The controversial CEO, known as "Chainsaw Al" because of his slash-and- burn restructurings, fiercely defended himself and his company's strategy in light of a critical story that appeared in Barron's on June 8, said bankers who attended the meeting in New York. The story suggested Sunbeam's profitability in 1997 was "largely manufactured."
The confrontation compounded the problems Morgan Stanley, Dean Witter & Co. has been having in syndicating a $2 billion loan package designed to help Sunbeam finance a recent buyout binge.

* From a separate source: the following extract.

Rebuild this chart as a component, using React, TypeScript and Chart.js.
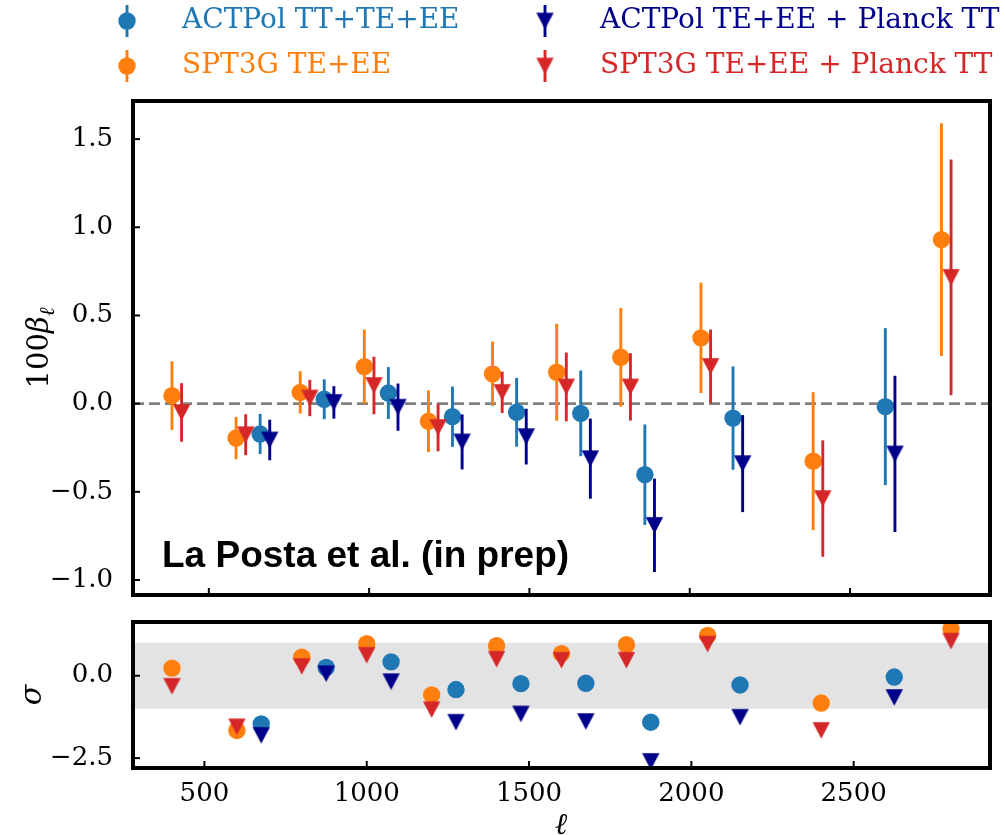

Sunbeam, based in Delray Beach, Fla., is seeking investors for a $600 million revolver and $1.4 billion term loan for its acquisitions of Coleman Co., Signature Brands USA, and First Alert Inc. The loan is being led by Morgan Stanley with co-syndicators BankAmerica Corp. and First Union Corp.
Criticism of Mr. Dunlap's leadership at Sunbeam has been growing in the last few weeks; the company announced a $7.8 million operating loss for the first quarter, and its stock priced has dropped 50% from its high under Mr. Dunlap.
That has caused investors to second-guess the risk factor in committing to Sunbeam debt. As a result, Morgan Stanley has revised its pricing on the loan from 1.50% over the London interbank offered rate to Libor plus 2%.
But even that repricing has come under criticism. Bankers say the Libor plus 2% pricing is good for only the first few months of the loan.
"It's window dressing," one banker said. "You have to wonder if Sunbeam is now saying, 'Beam me up, Scotty.' "
Other bankers say they sympathize with Morgan Stanley's predicament. It's not the first time a firebrand CEO has challenged investors at a bank meeting.
In 1994, Leonard Green, chief executive of Leonard Green Partners, told prospective investors at a Los Angeles bank meeting to "go to the beach" if they didn't like a $150 million dividend paid to Mr. Green and shareholders as part of the firm's buyout of PayLess drugstores.